# "see hpi" ?



## rryder1963 (Mar 31, 2009)

The practice I work for has an EMR and I am responsible for performing chart reviews (audits).  I really do not get picky with the doctors/nurisng staff about how they wish to document the HPI (narrative, fill in the form, what have you); however, there is one item I just feel in inappropriate and it is spreading to other elements of the PFSH.  Some staff insist on tapping the "button" that denotes "SEE HPI" under the ROS heading.  Somtimes there is more information under the ROS, sometimes not.  Now I'm  seeing it under the Social Hx element of the PFSH (as in smoking).  

It was my understanding that insurances really do not look favorably on this "See HPI" notation as it really doesn't take a whole lot to tap the stylist NOR does it take considerable effort to use the stylist to tap on pertinent ROS as dicatated by the CC and/or HPI.  
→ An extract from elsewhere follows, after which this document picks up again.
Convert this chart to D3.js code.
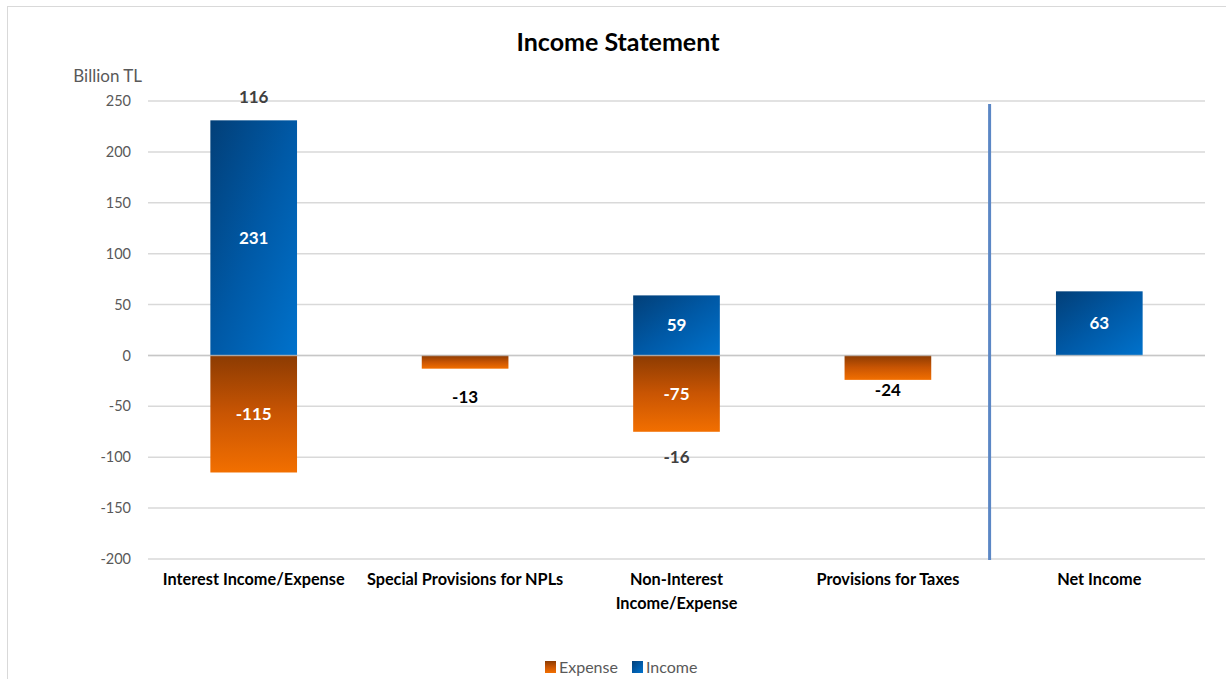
<!DOCTYPE html>
<html>
<head>
<meta charset="utf-8">
<script src="https://cdn.jsdelivr.net/npm/d3@7"></script>
<style>
  body { margin: 0; background: #fff; }
  svg { font-family: Lato, "Open Sans", sans-serif; }
</style>
</head>
<body>
<script>
// chart values
const categories = ["Interest Income/Expense", "Special Provisions for NPLs", "Non-Interest\nIncome/Expense", "Provisions for Taxes", "Net Income"];
const income = [231, 0, 59, 0, 63];
const expense = [-115, -13, -75, -24, 0];
const netLabels = [116, null, -16, null, null];
const yTicks = [250, 200, 150, 100, 50, 0, -50, -100, -150, -200];
const seriesNames = ["Expense", "Income"];

window.onload = function () {
    const width = 1226, height = 679;
    const left = 148, right = 1205, top = 101, bottom = 559;

    const svg = d3.select("body").append("svg")
        .attr("width", width)
        .attr("height", height);

    // gradients
    const defs = svg.append("defs");
    const gBlue = defs.append("linearGradient").attr("id", "blue")
        .attr("x1", "0").attr("y1", "0").attr("x2", "1").attr("y2", "1");
    gBlue.append("stop").attr("offset", "0").attr("stop-color", "#023f78");
    gBlue.append("stop").attr("offset", "0.5").attr("stop-color", "#0059a6");
    gBlue.append("stop").attr("offset", "1").attr("stop-color", "#0072cc");
    const gOrange = defs.append("linearGradient").attr("id", "orange")
        .attr("x1", "0").attr("y1", "0").attr("x2", "0").attr("y2", "1");
    gOrange.append("stop").attr("offset", "0").attr("stop-color", "#8c3b02");
    gOrange.append("stop").attr("offset", "0.5").attr("stop-color", "#c95503");
    gOrange.append("stop").attr("offset", "1").attr("stop-color", "#f26f00");

    // outer frame
    svg.append("rect")
        .attr("x", 7.5).attr("y", 6.5)
        .attr("width", 1240).attr("height", 700)
        .attr("fill", "none")
        .attr("stroke", "#d9d9d9");

    const x = d3.scaleBand()
        .domain(categories)
        .range([left, right])
        .paddingInner(0.59)
        .paddingOuter(0.295);

    const y = d3.scaleLinear()
        .domain([-200, 250])
        .range([bottom, top]);

    // grid
    svg.append("g")
        .selectAll("line")
        .data(yTicks)
        .enter().append("line")
        .attr("x1", left).attr("x2", right)
        .attr("y1", d => y(d)).attr("y2", d => y(d))
        .attr("stroke", "#d9d9d9")
        .attr("stroke-width", 1.5);

    // y axis labels
    svg.append("g")
        .selectAll("text")
        .data(yTicks)
        .enter().append("text")
        .attr("x", 131)
        .attr("y", d => y(d))
        .attr("dy", "0.35em")
        .attr("text-anchor", "end")
        .attr("fill", "#595959")
        .attr("font-size", "14.5px")
        .text(d => d);

    svg.append("text")
        .attr("x", 142).attr("y", 76)
        .attr("dy", "0.35em")
        .attr("text-anchor", "end")
        .attr("fill", "#595959")
        .attr("font-size", "17px")
        .text("Billion TL");

    // title
    svg.append("text")
        .attr("x", 618).attr("y", 42)
        .attr("dy", "0.35em")
        .attr("text-anchor", "middle")
        .attr("font-size", "25px")
        .attr("font-weight", "bold")
        .attr("fill", "#000")
        .text("Income Statement");

    // bars
    const barG = svg.append("g");
    barG.selectAll(".inc")
        .data(categories.map((c, i) => ({c, v: income[i]})).filter(d => d.v !== 0))
        .enter().append("rect")
        .attr("x", d => x(d.c))
        .attr("width", x.bandwidth())
        .attr("y", d => y(d.v))
        .attr("height", d => y(0) - y(d.v))
        .attr("fill", "url(#blue)");

    barG.selectAll(".exp")
        .data(categories.map((c, i) => ({c, v: expense[i]})).filter(d => d.v !== 0))
        .enter().append("rect")
        .attr("x", d => x(d.c))
        .attr("width", x.bandwidth())
        .attr("y", y(0))
        .attr("height", d => y(d.v) - y(0))
        .attr("fill", "url(#orange)");

    // zero line shows faintly over the bars
    svg.append("line")
        .attr("x1", left).attr("x2", right)
        .attr("y1", y(0)).attr("y2", y(0))
        .attr("stroke", "#bfbfbf")
        .attr("stroke-opacity", 0.7)
        .attr("stroke-width", 1.5);

    // separator before net income
    const sepX = (x(categories[3]) + x.bandwidth() + x(categories[4])) / 2 - 4;
    svg.append("line")
        .attr("x1", sepX).attr("x2", sepX)
        .attr("y1", 104).attr("y2", bottom + 1)
        .attr("stroke", "#5b87c5")
        .attr("stroke-width", 3);

    // labels inside big bars
    const cx = c => x(c) + x.bandwidth() / 2;
    const inside = [];
    categories.forEach((c, i) => {
        if (income[i] > 20) inside.push({c, v: income[i], ym: (y(income[i]) + y(0)) / 2});
        if (expense[i] < -50) inside.push({c, v: expense[i], ym: (y(expense[i]) + y(0)) / 2});
    });
    svg.append("g")
        .selectAll("text")
        .data(inside)
        .enter().append("text")
        .attr("x", d => cx(d.c))
        .attr("y", d => d.ym)
        .attr("dy", "0.35em")
        .attr("text-anchor", "middle")
        .attr("fill", "#fff")
        .attr("font-size", "17px")
        .attr("font-weight", "bold")
        .text(d => d.v);

    // labels below small expense bars
    const belowDy = {1: 28, 3: 10};
    const outside = [];
    categories.forEach((c, i) => {
        if (expense[i] < 0 && expense[i] >= -50) outside.push({c, v: expense[i], yy: y(expense[i]) + belowDy[i]});
    });
    svg.append("g")
        .selectAll("text")
        .data(outside)
        .enter().append("text")
        .attr("x", d => cx(d.c))
        .attr("y", d => d.yy)
        .attr("dy", "0.35em")
        .attr("text-anchor", "middle")
        .attr("fill", "#000")
        .attr("font-size", "17px")
        .attr("font-weight", "bold")
        .text(d => d.v);

    // net labels
    const nets = categories.map((c, i) => ({c, v: netLabels[i], i})).filter(d => d.v !== null);
    svg.append("g")
        .selectAll("text")
        .data(nets)
        .enter().append("text")
        .attr("x", d => cx(d.c))
        .attr("y", d => d.v > 0 ? y(income[d.i]) - 23 : y(expense[d.i]) + 25)
        .attr("dy", "0.35em")
        .attr("text-anchor", "middle")
        .attr("fill", "#404040")
        .attr("font-size", "17px")
        .attr("font-weight", "bold")
        .text(d => d.v);

    // category labels
    const xl = svg.append("g")
        .selectAll("text")
        .data(categories)
        .enter().append("text")
        .attr("x", d => cx(d))
        .attr("y", 579)
        .attr("text-anchor", "middle")
        .attr("fill", "#000")
        .attr("font-size", "16.3px")
        .attr("font-weight", "bold");
    xl.each(function (d) {
        const parts = d.split("\n");
        d3.select(this).selectAll("tspan")
            .data(parts)
            .enter().append("tspan")
            .attr("x", cx(d))
            .attr("dy", (p, k) => k === 0 ? "0.35em" : "24px")
            .text(p => p);
    });

    // legend
    const legend = svg.append("g");
    const legendItems = [{name: seriesNames[0], fill: "url(#orange)", x: 545}, {name: seriesNames[1], fill: "url(#blue)", x: 632}];
    legend.selectAll("rect")
        .data(legendItems)
        .enter().append("rect")
        .attr("x", d => d.x).attr("y", 661)
        .attr("width", 11).attr("height", 12)
        .attr("fill", d => d.fill);
    legend.selectAll("text")
        .data(legendItems)
        .enter().append("text")
        .attr("x", d => d.x + 14).attr("y", 667)
        .attr("dy", "0.35em")
        .attr("fill", "#595959")
        .attr("font-size", "16px")
        .text(d => d.name);
};
</script>
</body>
</html>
What is the general feel about this out there?  Does any other practice have a documentation guidelines for E/M charting in EMRs?

Thanks-
Wondering


----------



## mbabou (Mar 31, 2009)

We use EMR also, I have one physician that frequently states "HPI and ROS as stated in the HPI".  I still only allow the physician credit either for an element of the HPI or of ROS as stated in the HPI, not both.


----------